This starts to make sense to me.
So a log segment file (000000000.log) may have some messages that's in
local filesystem hard drive, some messages that's in pagecache? Say if
a 0000000.log file has 150 messages and the first 100 has been flushed
to local hard drive and the last 50 is still in the pagecache, what
would happen if there is machine crash? Then when we restart the
server, we will see the 000000.log file with only 100 messages in it?
On Wed, Feb 20, 2013 at 1:59 AM, Jay Kreps <[EMAIL PROTECTED]> wrote:
> To be clear: to lose data in the filesystem you need to hard kill the
> machine. A hard kill of the process will not cause that.

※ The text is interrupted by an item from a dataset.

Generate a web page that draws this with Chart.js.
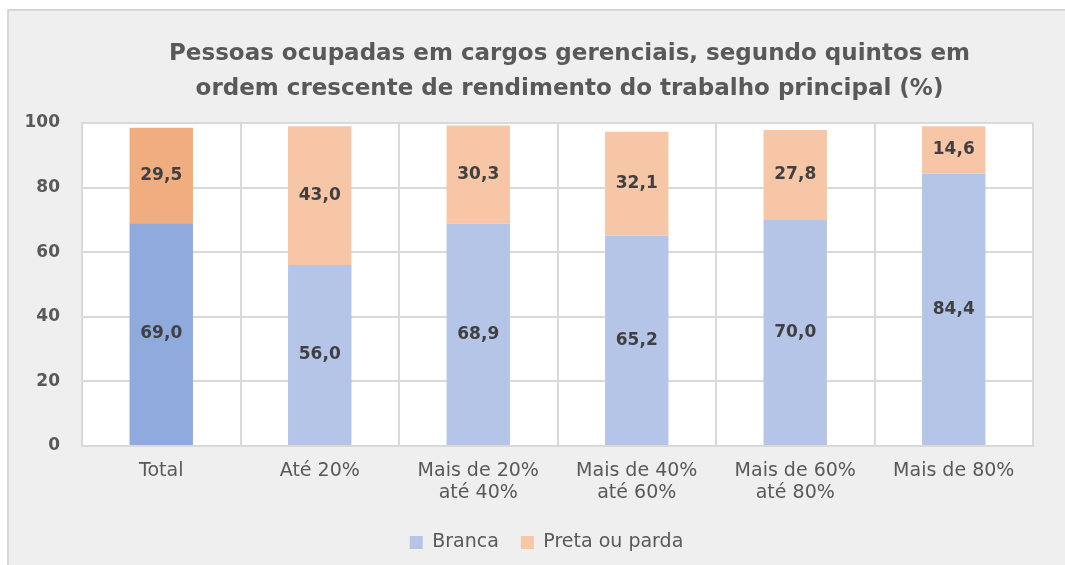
<!DOCTYPE html>
<html>
<head>
<meta charset="utf-8">
<script src="https://cdn.jsdelivr.net/npm/chart.js@4.4.1/dist/chart.umd.min.js"></script>
<style>
html,body{margin:0;padding:0;background:#ffffff;}
#wrap{width:1065px;height:565px;position:relative;}
</style>
</head>
<body>
<div id="wrap"><canvas id="c" width="1065" height="565"></canvas></div>
<script>
const titleLines = ['Pessoas ocupadas em cargos gerenciais, segundo quintos em', 'ordem crescente de rendimento do trabalho principal (%)'];
const categories = ['Total', 'Até 20%', ['Mais de 20%', 'até 40%'], ['Mais de 40%', 'até 60%'], ['Mais de 60%', 'até 80%'], 'Mais de 80%'];
const seriesNames = ['Branca', 'Preta ou parda'];
const branca = [69.0, 56.0, 68.9, 65.2, 70.0, 84.4];
const pretaParda = [29.5, 43.0, 30.3, 32.1, 27.8, 14.6];
const yTicks = [0, 20, 40, 60, 80, 100];

const FONT = 'DejaVu Sans';
const blueDark = '#8FAADC', blueLight = '#B4C5E7';
const orangeDark = '#F0AE80', orangeLight = '#F6C6A6';

const bgPlugin = {
  id: 'bg',
  beforeDraw(chart) {
    const ctx = chart.ctx, a = chart.chartArea;
    ctx.save();
    ctx.fillStyle = '#ffffff';
    ctx.fillRect(0, 0, chart.width, chart.height);
    ctx.fillStyle = '#d6d6d6';
    ctx.fillRect(7, 9, chart.width - 7, chart.height - 9);
    ctx.fillStyle = '#efefef';
    ctx.fillRect(9, 11, chart.width - 9, chart.height - 11);
    ctx.fillStyle = '#ffffff';
    ctx.fillRect(a.left, a.top, a.right - a.left, a.bottom - a.top);
    ctx.restore();
  }
};

const shiftPlugin = {
  id: 'shift',
  afterLayout(chart) {
    if (chart.titleBlock) { chart.titleBlock.left += 12; chart.titleBlock.right += 12; }
    if (chart.legend) { chart.legend.left -= 11; chart.legend.right -= 11; }
  }
};

const labelPlugin = {
  id: 'vlabels',
  afterDatasetsDraw(chart) {
    const ctx = chart.ctx;
    ctx.save();
    ctx.font = 'bold 17px "' + FONT + '"';
    ctx.fillStyle = '#404040';
    ctx.textAlign = 'center';
    ctx.textBaseline = 'middle';
    chart.data.datasets.forEach((ds, di) => {
      const meta = chart.getDatasetMeta(di);
      meta.data.forEach((el, i) => {
        const v = ds.data[i];
        const y = (el.y + el.base) / 2;
        ctx.fillText(v.toFixed(1).replace('.', ','), el.x, y);
      });
    });
    ctx.restore();
  }
};

new Chart(document.getElementById('c'), {
  type: 'bar',
  data: {
    labels: categories,
    datasets: [
      { label: seriesNames[0], data: branca,
        backgroundColor: branca.map((_, i) => i === 0 ? blueDark : blueLight),
        barPercentage: 1, categoryPercentage: 0.4 },
      { label: seriesNames[1], data: pretaParda,
        backgroundColor: pretaParda.map((_, i) => i === 0 ? orangeDark : orangeLight),
        barPercentage: 1, categoryPercentage: 0.4 }
    ]
  },
  options: {
    responsive: false,
    animation: false,
    devicePixelRatio: 1,
    layout: { padding: { left: 10, right: 32, top: 10, bottom: 3 } },
    scales: {
      x: {
        stacked: true,
        grid: { color: '#d9d9d9', lineWidth: 2, drawTicks: false, offset: true },
        border: { color: '#d9d9d9', width: 2 },
        ticks: { color: '#595959', padding: 14, maxRotation: 0, autoSkip: false,
          font: { family: FONT, size: 19, lineHeight: 22 / 19 } },
        afterFit(s) { s.height = 65; }
      },
      y: {
        stacked: true,
        min: 0, max: 100,
        afterBuildTicks(s) { s.ticks = yTicks.map(v => ({ value: v })); },
        grid: { color: '#d9d9d9', lineWidth: 2, drawTicks: false },
        border: { color: '#d9d9d9', width: 2 },
        ticks: { color: '#595959', padding: 22,
          font: { family: FONT, size: 17, weight: 'bold' } },
        afterFit(s) { s.width = 72; }
      }
    },
    plugins: {
      title: {
        display: true,
        text: titleLines,
        color: '#595959',
        fullSize: false,
        font: { family: FONT, size: 23, weight: 'bold', lineHeight: 35 / 23 },
        padding: { top: 27, bottom: 16 }
      },
      legend: {
        position: 'bottom',
        fullSize: false,
        labels: {
          color: '#595959',
          boxWidth: 13, boxHeight: 13,
          padding: 22,
          font: { family: FONT, size: 19 },
          generateLabels() {
            return seriesNames.map((n, i) => ({
              text: n, fillStyle: i === 0 ? blueLight : orangeLight,
              strokeStyle: 'rgba(0,0,0,0)', lineWidth: 0, datasetIndex: i, fontColor: '#595959'
            }));
          }
        }
      },
      tooltip: { enabled: false }
    }
  },
  plugins: [bgPlugin, shiftPlugin, labelPlugin]
});
</script>
</body>
</html>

> On Tue, Feb 19, 2013 at 8:25 AM, Jun Rao <[EMAIL PROTECTED]> wrote:
>> Although messages are always written to the log segment file, they
>> initially are only in the file system's pagecache. As Swapnil mentioned
>> earlier, messages are flushed to disk periodically. If you do a clean
>> shutdown (kill -15), we close all log file, which should flush all dirty
>> data to disk. If you do a hard kill or your machine just crashed, the
>> unflushed data may be lost. The data that you saw in the .log file can be
>> just in the pagecache.
>> On Tue, Feb 19, 2013 at 4:05 AM, Jason Huang <[EMAIL PROTECTED]> wrote:
>>> Thanks for response.
>>> My confusion is that - once I see the message content in the .log
>>> file, doesn't that mean the message has already been flushed to the
>>> hard drive? Why would those messages still get lost if someone
>>> manually kill the process (or if the server crashes unexpectedly)?

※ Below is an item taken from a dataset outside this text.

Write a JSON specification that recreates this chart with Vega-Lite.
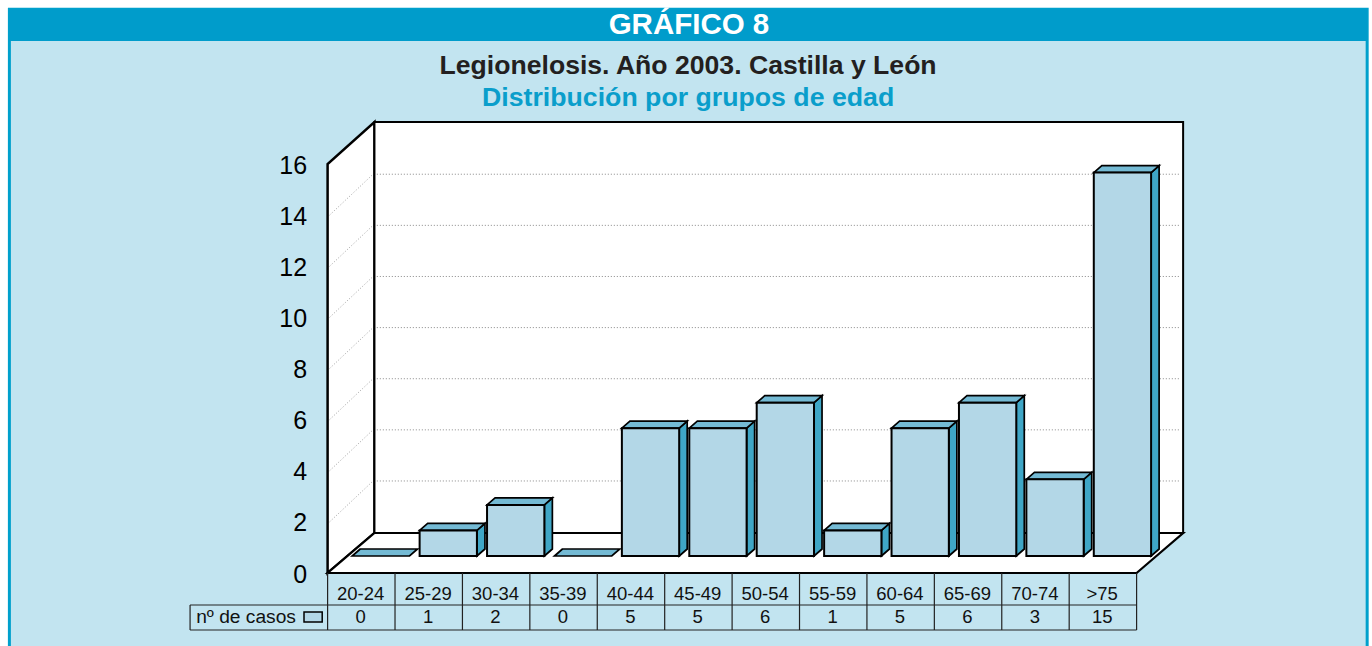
{
"$schema":"https://vega.github.io/schema/vega-lite/v6.json",
"width":809,"height":409,
"autosize":"none",
"padding":{"left":327.6,"top":164,"right":235.4,"bottom":73},
"background":"#ffffff",
"config":{"view":{"stroke":null},"font":"Liberation Sans"},
"resolve":{"axis":{"y":"independent"}},
"title":{"text":"Legionelosis. Año 2003. Castilla y León","subtitle":"Distribución por grupos de edad","font":"Liberation Sans","fontSize":26.6,"fontWeight":"bold","color":"#231f20","subtitleFont":"Liberation Sans","subtitleFontSize":26.7,"subtitleFontWeight":"bold","subtitleColor":"#0a9ecb","subtitlePadding":6,"anchor":"middle","dx":-44,"offset":0,"dy":104},
"datasets":{
"edades":[
{"grupo":"20-24","casos":0,"orden":0},{"grupo":"25-29","casos":1,"orden":1},{"grupo":"30-34","casos":2,"orden":2},{"grupo":"35-39","casos":0,"orden":3},
{"grupo":"40-44","casos":5,"orden":4},{"grupo":"45-49","casos":5,"orden":5},{"grupo":"50-54","casos":6,"orden":6},{"grupo":"55-59","casos":1,"orden":7},
{"grupo":"60-64","casos":5,"orden":8},{"grupo":"65-69","casos":6,"orden":9},{"grupo":"70-74","casos":3,"orden":10},{"grupo":">75","casos":15,"orden":11}],
"rejilla":[{"v":2},{"v":4},{"v":6},{"v":8},{"v":10},{"v":12},{"v":14}],
"dos":[{"f":0},{"f":1}],
"uno":[{"n":1}]
},
"layer":[
{"data":{"name":"uno"},"mark":{"type":"rect","fill":"#c2e4f0","stroke":"#00a0cc","strokeWidth":3},
"encoding":{"x":{"datum":-4.72,"type":"quantitative","scale":{"domain":[0,12]},"axis":null},"x2":{"datum":15.42},"y":{"datum":-3.0,"type":"quantitative","scale":{"domain":[0,16]},"axis":null},"y2":{"datum":22.05}}},
{"data":{"name":"uno"},"mark":{"type":"rect","fill":"#009ccb"},
"encoding":{"x":{"datum":-4.72,"type":"quantitative","scale":{"domain":[0,12]},"axis":null},"x2":{"datum":15.42},"y":{"datum":20.81,"type":"quantitative","scale":{"domain":[0,16]},"axis":null},"y2":{"datum":22.05}}},
{"data":{"name":"uno"},"mark":{"type":"text","text":"GRÁFICO 8","font":"Liberation Sans","fontSize":29.5,"fontWeight":"bold","color":"#ffffff","baseline":"middle"},
"encoding":{"x":{"datum":5.36,"type":"quantitative","scale":{"domain":[0,12]},"axis":null},"y":{"datum":21.45,"type":"quantitative","scale":{"domain":[0,16]},"axis":null}}},
{"data":{"name":"dos"},"transform":[{"calculate":"datum.f*0.695","as":"ax"},{"calculate":"datum.f*1.565","as":"ay"},{"calculate":"16+datum.f*1.64","as":"ay2"}],
"mark":{"type":"area","fill":"#ffffff","stroke":"#000000","strokeWidth":2.5},
"encoding":{"x":{"field":"ax","type":"quantitative","scale":{"domain":[0,12]},"axis":null},"y":{"field":"ay","type":"quantitative","scale":{"domain":[0,16]},"axis":null},"y2":{"field":"ay2"}}},
{"data":{"name":"uno"},"mark":{"type":"rect","fill":"#ffffff","stroke":"#000000","strokeWidth":2},
"encoding":{"x":{"datum":0.695,"type":"quantitative","scale":{"domain":[0,12]},"axis":null},"x2":{"datum":12.69},"y":{"datum":1.565,"type":"quantitative","scale":{"domain":[0,16]},"axis":null},"y2":{"datum":17.64}}},
{"data":{"name":"dos"},"transform":[{"calculate":"datum.f*0.695","as":"ax"},{"calculate":"12+datum.f*0.69","as":"ax2"},{"calculate":"datum.f*1.565","as":"ay"}],
"mark":{"type":"area","orient":"horizontal","fill":"#ffffff","stroke":"#000000","strokeWidth":2.2},
"encoding":{"y":{"field":"ay","type":"quantitative","scale":{"domain":[0,16]},"axis":null},"x":{"field":"ax","type":"quantitative","scale":{"domain":[0,12]},"axis":null},"x2":{"field":"ax2"}}},
{"data":{"name":"rejilla"},"transform":[{"calculate":"datum.v+1.6","as":"gy"}],
"mark":{"type":"rule","color":"#888888","strokeWidth":1,"strokeDash":[1,2]},
"encoding":{"x":{"datum":0.73,"type":"quantitative","scale":{"domain":[0,12]},"axis":null},"x2":{"datum":12.65},"y":{"field":"gy","type":"quantitative","scale":{"domain":[0,16]},"axis":{"values":[0,2,4,6,8,10,12,14,16],"title":null,"domain":false,"ticks":false,"grid":false,"labelFontSize":25,"labelFont":"Liberation Sans","labelColor":"#000000","labelPadding":21,"labelOffset":1,"zindex":1,"labelFlush":false}}}},
{"data":{"name":"rejilla"},"transform":[{"calculate":"datum.v+1.565","as":"gy"}],
"mark":{"type":"rule","color":"#888888","strokeWidth":0.8,"strokeDash":[1,2]},
"encoding":{"x":{"datum":0.03,"type":"quantitative","scale":{"domain":[0,12]},"axis":null},"x2":{"datum":0.66},"y":{"field":"v","type":"quantitative","scale":{"domain":[0,16]},"axis":null},"y2":{"field":"gy"}}},
{"data":{"name":"edades"},"transform":[{"filter":"datum.casos>0"},{"calculate":"[0,1]","as":"f"},{"flatten":["f"]},{"calculate":"datum.orden+1.215+datum.f*0.119","as":"sx"},{"calculate":"0.665+datum.f*0.274","as":"sy"},{"calculate":"datum.casos+0.665+datum.f*0.274","as":"sy2"}],
"mark":{"type":"area","fill":"#3fa6c6","stroke":"#000000","strokeWidth":1.7},
"encoding":{"detail":{"field":"orden"},"x":{"field":"sx","type":"quantitative","scale":{"domain":[0,12]},"axis":null},"y":{"field":"sy","type":"quantitative","scale":{"domain":[0,16]},"axis":null},"y2":{"field":"sy2"}}},
{"data":{"name":"edades"},"transform":[{"calculate":"[0,1]","as":"f"},{"flatten":["f"]},{"calculate":"datum.orden+0.365+datum.f*0.119","as":"sx"},{"calculate":"datum.orden+1.215+datum.f*0.119","as":"sx2"},{"calculate":"datum.casos+0.665+datum.f*0.274","as":"sy"}],
"mark":{"type":"area","orient":"horizontal","fill":"#74bad4","stroke":"#000000","strokeWidth":1.7},
"encoding":{"detail":{"field":"orden"},"y":{"field":"sy","type":"quantitative","scale":{"domain":[0,16]},"axis":null},"x":{"field":"sx","type":"quantitative","scale":{"domain":[0,12]},"axis":null},"x2":{"field":"sx2"}}},
{"data":{"name":"edades"},"transform":[{"filter":"datum.casos>0"},{"calculate":"datum.orden+0.365","as":"bx"},{"calculate":"datum.orden+1.215","as":"bx2"},{"calculate":"datum.casos+0.665","as":"by"},{"calculate":"0.665","as":"by2"}],
"mark":{"type":"rect","fill":"#b3d7e7","stroke":"#000000","strokeWidth":2},
"encoding":{"x":{"field":"bx","type":"quantitative","scale":{"domain":[0,12]},"axis":null},"x2":{"field":"bx2"},"y":{"field":"by","type":"quantitative","scale":{"domain":[0,16]},"axis":null},"y2":{"field":"by2"}}},
{"data":{"name":"edades"},"mark":{"type":"rule","color":"#222222","strokeWidth":1.2},
"encoding":{"x":{"field":"orden","type":"quantitative","scale":{"domain":[0,12]},"axis":null},"y":{"datum":0,"type":"quantitative","scale":{"domain":[0,16]},"axis":null},"y2":{"datum":-2.23}}},
{"data":{"name":"uno"},"mark":{"type":"rule","color":"#222222","strokeWidth":1.2},
"encoding":{"x":{"datum":12,"type":"quantitative","scale":{"domain":[0,12]},"axis":null},"y":{"datum":0,"type":"quantitative","scale":{"domain":[0,16]},"axis":null},"y2":{"datum":-2.23}}},
{"data":{"name":"uno"},"mark":{"type":"rule","color":"#222222","strokeWidth":1.2},
"encoding":{"x":{"datum":-2.04,"type":"quantitative","scale":{"domain":[0,12]},"axis":null},"y":{"datum":-1.252,"type":"quantitative","scale":{"domain":[0,16]},"axis":null},"y2":{"datum":-2.23}}},
{"data":{"name":"uno"},"mark":{"type":"rule","color":"#222222","strokeWidth":1.2},
"encoding":{"x":{"datum":-2.04,"type":"quantitative","scale":{"domain":[0,12]},"axis":null},"x2":{"datum":12},"y":{"datum":-1.252,"type":"quantitative","scale":{"domain":[0,16]},"axis":null}}},
{"data":{"name":"uno"},"mark":{"type":"rule","color":"#222222","strokeWidth":1.2},
"encoding":{"x":{"datum":-2.04,"type":"quantitative","scale":{"domain":[0,12]},"axis":null},"x2":{"datum":12},"y":{"datum":-2.23,"type":"quantitative","scale":{"domain":[0,16]},"axis":null}}},
{"data":{"name":"edades"},"transform":[{"calculate":"datum.orden+0.49","as":"tx"}],
"mark":{"type":"text","font":"Liberation Sans","fontSize":18.5,"color":"#111111","baseline":"middle"},
"encoding":{"x":{"field":"tx","type":"quantitative","scale":{"domain":[0,12]},"axis":null},"y":{"datum":-0.82,"type":"quantitative","scale":{"domain":[0,16]},"axis":null},"text":{"field":"grupo"}}},
{"data":{"name":"edades"},"transform":[{"calculate":"datum.orden+0.49","as":"tx"}],
"mark":{"type":"text","font":"Liberation Sans","fontSize":18.5,"color":"#111111","baseline":"middle"},
"encoding":{"x":{"field":"tx","type":"quantitative","scale":{"domain":[0,12]},"axis":null},"y":{"datum":-1.74,"type":"quantitative","scale":{"domain":[0,16]},"axis":null},"text":{"field":"casos","type":"quantitative"}}},
{"data":{"name":"uno"},"mark":{"type":"text","text":"nº de casos","font":"Liberation Sans","fontSize":19.2,"color":"#111111","baseline":"middle","align":"left"},
"encoding":{"x":{"datum":-1.95,"type":"quantitative","scale":{"domain":[0,12]},"axis":null},"y":{"datum":-1.74,"type":"quantitative","scale":{"domain":[0,16]},"axis":null}}},
{"data":{"name":"uno"},"mark":{"type":"rect","fill":"#b3d7e7","stroke":"#000000","strokeWidth":1.5},
"encoding":{"x":{"datum":-0.35,"type":"quantitative","scale":{"domain":[0,12]},"axis":null},"x2":{"datum":-0.08},"y":{"datum":-1.53,"type":"quantitative","scale":{"domain":[0,16]},"axis":null},"y2":{"datum":-1.92}}}
]
}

>>> On Tue, Feb 19, 2013 at 6:53 AM, Swapnil Ghike <[EMAIL PROTECTED]>
>>> > Correction - The flush happens based on *number of messages* and time
>>> > limits, whichever is hit first.
>>> > On 2/19/13 3:50 AM, "Swapnil Ghike" <[EMAIL PROTECTED]> wrote:
>>> >>The flush happens based on size and time limits,
>>> >>whichever is hit first.